WHAT NEEDS TO BE DONE:
Transcribe the listing verbatim. Do not carry over any pictures.

--- DATA BLOCK ---

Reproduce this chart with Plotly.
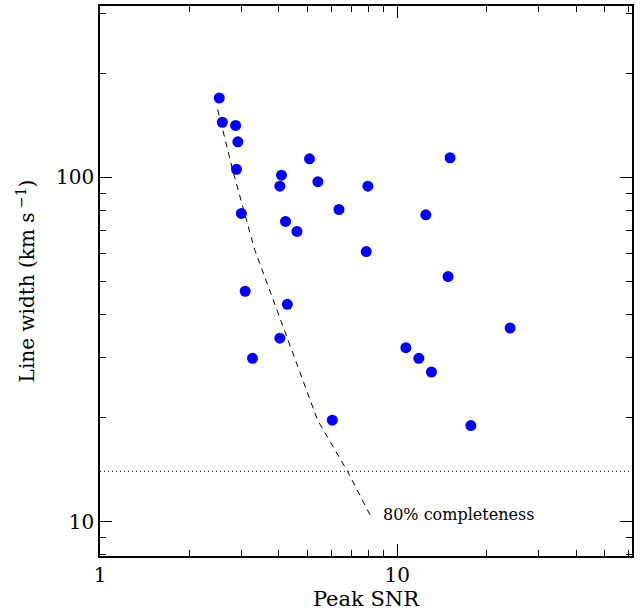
import math
import plotly.graph_objects as go

# Sources: peak signal-to-noise ratio and line width (km/s)
peak_snr = [2.52, 2.58, 2.86, 2.91, 2.88, 5.07, 4.08, 4.03, 5.41, 7.97,
            2.99, 6.37, 4.21, 4.60, 7.87, 15.07, 12.49, 14.84, 24.0, 10.70,
            11.83, 13.04, 3.26, 4.27, 4.03, 6.05, 17.7, 3.08]
line_width = [170.2, 144.7, 141.6, 126.9, 105.6, 113.3, 101.5, 94.3, 97.2, 94.3,
              78.6, 80.7, 74.5, 69.7, 60.9, 114.1, 77.9, 51.5, 36.5, 32.0,
              29.8, 27.2, 29.8, 42.8, 34.1, 19.7, 19.0, 46.7]

# 80% completeness limit curve
compl_snr = [2.49, 2.79, 3.31, 4.81, 5.40, 6.81, 8.21]
compl_width = [157.6, 105.8, 61.9, 26.1, 19.7, 13.98, 10.23]
compl_label = "80% completeness"
compl_label_pos = (8.81, 10.48)

# Horizontal reference level (km/s)
width_floor = 14.0

# Axis ticks
x_major = [1, 10]
x_minor = [2, 3, 4, 5, 6, 7, 8, 9, 20, 30, 40, 50, 60]
y_major = [10, 100]
y_minor = [8, 9, 20, 30, 40, 50, 60, 70, 80, 90, 200, 300]

x_range = [1.0, 61.7]
y_range = [7.94, 315.0]

FONT = "DejaVu Serif"

fig = go.Figure()

fig.add_trace(go.Scatter(
    x=compl_snr, y=compl_width, mode="lines",
    line=dict(color="black", width=1, dash="6px,5px"),
    hoverinfo="skip", showlegend=False,
))

fig.add_trace(go.Scatter(
    x=x_range, y=[width_floor, width_floor], mode="lines",
    line=dict(color="black", width=1, dash="1px,3px"),
    hoverinfo="skip", showlegend=False,
))

fig.add_trace(go.Scatter(
    x=peak_snr, y=line_width, mode="markers",
    marker=dict(color="#0000ff", size=11, line=dict(width=0)),
    showlegend=False,
))

# annotation positions on log axes are given in log10 units
fig.add_annotation(
    x=math.log10(compl_label_pos[0]), y=math.log10(compl_label_pos[1]),
    text=compl_label, showarrow=False,
    xanchor="left", yanchor="middle",
    font=dict(family=FONT, size=16, color="black"),
)

axis_common = dict(
    type="log",
    showgrid=False, zeroline=False,
    showline=True, linecolor="black", linewidth=1.5, mirror="ticks",
    ticks="inside", ticklen=12, tickwidth=1.2, tickcolor="black",
    tickfont=dict(family=FONT, size=20, color="black"),
)

fig.update_xaxes(
    **axis_common,
    range=[math.log10(x_range[0]), math.log10(x_range[1])],
    tickmode="array", tickvals=x_major, ticktext=[str(v) for v in x_major],
    minor=dict(tickmode="array", tickvals=x_minor, ticks="inside",
               ticklen=6, tickwidth=1.2, tickcolor="black", showgrid=False),
    title=dict(text="Peak SNR", font=dict(family=FONT, size=21, color="black"),
               standoff=6),
)

fig.update_yaxes(
    **axis_common,
    range=[math.log10(y_range[0]), math.log10(y_range[1])],
    tickmode="array", tickvals=y_major, ticktext=[str(v) for v in y_major],
    minor=dict(tickmode="array", tickvals=y_minor, ticks="inside",
               ticklen=6, tickwidth=1.2, tickcolor="black", showgrid=False),
    title=dict(text="Line width (km s<sup> −1</sup>)",
               font=dict(family=FONT, size=20, color="black"), standoff=16),
)

fig.update_layout(
    width=644, height=616,
    margin=dict(l=100, r=12, t=4, b=60),
    paper_bgcolor="white", plot_bgcolor="white",
)

fig.write_html("out.html")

---

FINAL ANSWER:
Reproduce this chart with Plotly.
import math
import plotly.graph_objects as go

# Sources: peak signal-to-noise ratio and line width (km/s)
peak_snr = [2.52, 2.58, 2.86, 2.91, 2.88, 5.07, 4.08, 4.03, 5.41, 7.97,
            2.99, 6.37, 4.21, 4.60, 7.87, 15.07, 12.49, 14.84, 24.0, 10.70,
            11.83, 13.04, 3.26, 4.27, 4.03, 6.05, 17.7, 3.08]
line_width = [170.2, 144.7, 141.6, 126.9, 105.6, 113.3, 101.5, 94.3, 97.2, 94.3,
              78.6, 80.7, 74.5, 69.7, 60.9, 114.1, 77.9, 51.5, 36.5, 32.0,
              29.8, 27.2, 29.8, 42.8, 34.1, 19.7, 19.0, 46.7]

# 80% completeness limit curve
compl_snr = [2.49, 2.79, 3.31, 4.81, 5.40, 6.81, 8.21]
compl_width = [157.6, 105.8, 61.9, 26.1, 19.7, 13.98, 10.23]
compl_label = "80% completeness"
compl_label_pos = (8.81, 10.48)

# Horizontal reference level (km/s)
width_floor = 14.0

# Axis ticks
x_major = [1, 10]
x_minor = [2, 3, 4, 5, 6, 7, 8, 9, 20, 30, 40, 50, 60]
y_major = [10, 100]
y_minor = [8, 9, 20, 30, 40, 50, 60, 70, 80, 90, 200, 300]

x_range = [1.0, 61.7]
y_range = [7.94, 315.0]

FONT = "DejaVu Serif"

fig = go.Figure()

fig.add_trace(go.Scatter(
    x=compl_snr, y=compl_width, mode="lines",
    line=dict(color="black", width=1, dash="6px,5px"),
    hoverinfo="skip", showlegend=False,
))

fig.add_trace(go.Scatter(
    x=x_range, y=[width_floor, width_floor], mode="lines",
    line=dict(color="black", width=1, dash="1px,3px"),
    hoverinfo="skip", showlegend=False,
))

fig.add_trace(go.Scatter(
    x=peak_snr, y=line_width, mode="markers",
    marker=dict(color="#0000ff", size=11, line=dict(width=0)),
    showlegend=False,
))

# annotation positions on log axes are given in log10 units
fig.add_annotation(
    x=math.log10(compl_label_pos[0]), y=math.log10(compl_label_pos[1]),
    text=compl_label, showarrow=False,
    xanchor="left", yanchor="middle",
    font=dict(family=FONT, size=16, color="black"),
)

axis_common = dict(
    type="log",
    showgrid=False, zeroline=False,
    showline=True, linecolor="black", linewidth=1.5, mirror="ticks",
    ticks="inside", ticklen=12, tickwidth=1.2, tickcolor="black",
    tickfont=dict(family=FONT, size=20, color="black"),
)

fig.update_xaxes(
    **axis_common,
    range=[math.log10(x_range[0]), math.log10(x_range[1])],
    tickmode="array", tickvals=x_major, ticktext=[str(v) for v in x_major],
    minor=dict(tickmode="array", tickvals=x_minor, ticks="inside",
               ticklen=6, tickwidth=1.2, tickcolor="black", showgrid=False),
    title=dict(text="Peak SNR", font=dict(family=FONT, size=21, color="black"),
               standoff=6),
)

fig.update_yaxes(
    **axis_common,
    range=[math.log10(y_range[0]), math.log10(y_range[1])],
    tickmode="array", tickvals=y_major, ticktext=[str(v) for v in y_major],
    minor=dict(tickmode="array", tickvals=y_minor, ticks="inside",
               ticklen=6, tickwidth=1.2, tickcolor="black", showgrid=False),
    title=dict(text="Line width (km s<sup> −1</sup>)",
               font=dict(family=FONT, size=20, color="black"), standoff=16),
)

fig.update_layout(
    width=644, height=616,
    margin=dict(l=100, r=12, t=4, b=60),
    paper_bgcolor="white", plot_bgcolor="white",
)

fig.write_html("out.html")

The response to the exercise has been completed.